Copy the data exactly; pictures stay out of the copy.
********************
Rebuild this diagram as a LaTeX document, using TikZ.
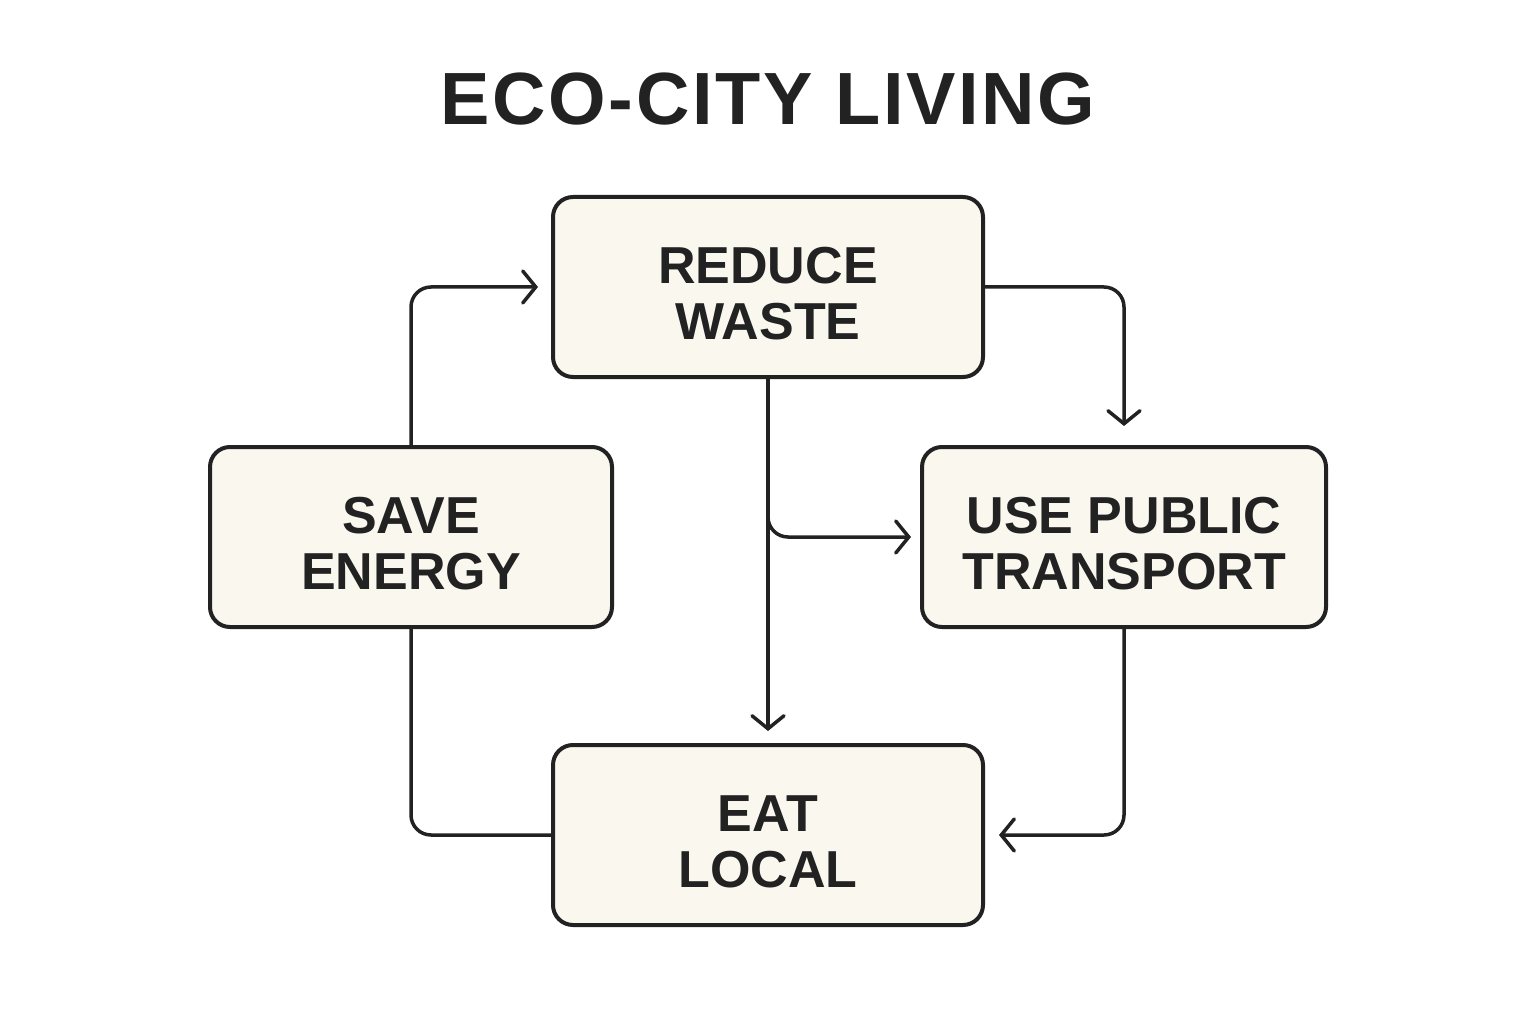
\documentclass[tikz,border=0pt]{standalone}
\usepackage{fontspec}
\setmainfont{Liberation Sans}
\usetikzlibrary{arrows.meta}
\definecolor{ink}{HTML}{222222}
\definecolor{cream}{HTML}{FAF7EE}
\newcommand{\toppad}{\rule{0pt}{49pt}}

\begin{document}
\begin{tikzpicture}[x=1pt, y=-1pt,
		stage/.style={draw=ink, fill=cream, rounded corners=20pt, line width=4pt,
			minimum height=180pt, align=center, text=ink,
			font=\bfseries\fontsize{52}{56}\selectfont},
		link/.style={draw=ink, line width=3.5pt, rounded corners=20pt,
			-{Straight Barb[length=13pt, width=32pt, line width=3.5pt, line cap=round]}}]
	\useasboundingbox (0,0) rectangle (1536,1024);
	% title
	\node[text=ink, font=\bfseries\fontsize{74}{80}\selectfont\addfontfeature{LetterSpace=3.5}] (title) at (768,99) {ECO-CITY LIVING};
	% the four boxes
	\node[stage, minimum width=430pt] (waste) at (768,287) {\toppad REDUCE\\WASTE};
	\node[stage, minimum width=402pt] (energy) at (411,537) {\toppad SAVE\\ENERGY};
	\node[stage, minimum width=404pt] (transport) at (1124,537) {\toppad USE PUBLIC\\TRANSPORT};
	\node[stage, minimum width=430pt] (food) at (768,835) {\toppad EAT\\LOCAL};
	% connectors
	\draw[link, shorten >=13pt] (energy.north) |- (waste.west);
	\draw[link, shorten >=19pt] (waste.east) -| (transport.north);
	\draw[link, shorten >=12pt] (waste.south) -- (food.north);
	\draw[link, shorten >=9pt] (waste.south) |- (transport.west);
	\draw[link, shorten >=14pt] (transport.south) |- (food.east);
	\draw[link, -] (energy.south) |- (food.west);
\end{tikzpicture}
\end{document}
********************
• **RESULT FOR THIS EXERCISE**
Rebuild this diagram as a LaTeX document, using TikZ.
\documentclass[tikz,border=0pt]{standalone}
\usepackage{fontspec}
\setmainfont{Liberation Sans}
\usetikzlibrary{arrows.meta}
\definecolor{ink}{HTML}{222222}
\definecolor{cream}{HTML}{FAF7EE}
\newcommand{\toppad}{\rule{0pt}{49pt}}

\begin{document}
\begin{tikzpicture}[x=1pt, y=-1pt,
		stage/.style={draw=ink, fill=cream, rounded corners=20pt, line width=4pt,
			minimum height=180pt, align=center, text=ink,
			font=\bfseries\fontsize{52}{56}\selectfont},
		link/.style={draw=ink, line width=3.5pt, rounded corners=20pt,
			-{Straight Barb[length=13pt, width=32pt, line width=3.5pt, line cap=round]}}]
	\useasboundingbox (0,0) rectangle (1536,1024);
	% title
	\node[text=ink, font=\bfseries\fontsize{74}{80}\selectfont\addfontfeature{LetterSpace=3.5}] (title) at (768,99) {ECO-CITY LIVING};
	% the four boxes
	\node[stage, minimum width=430pt] (waste) at (768,287) {\toppad REDUCE\\WASTE};
	\node[stage, minimum width=402pt] (energy) at (411,537) {\toppad SAVE\\ENERGY};
	\node[stage, minimum width=404pt] (transport) at (1124,537) {\toppad USE PUBLIC\\TRANSPORT};
	\node[stage, minimum width=430pt] (food) at (768,835) {\toppad EAT\\LOCAL};
	% connectors
	\draw[link, shorten >=13pt] (energy.north) |- (waste.west);
	\draw[link, shorten >=19pt] (waste.east) -| (transport.north);
	\draw[link, shorten >=12pt] (waste.south) -- (food.north);
	\draw[link, shorten >=9pt] (waste.south) |- (transport.west);
	\draw[link, shorten >=14pt] (transport.south) |- (food.east);
	\draw[link, -] (energy.south) |- (food.west);
\end{tikzpicture}
\end{document}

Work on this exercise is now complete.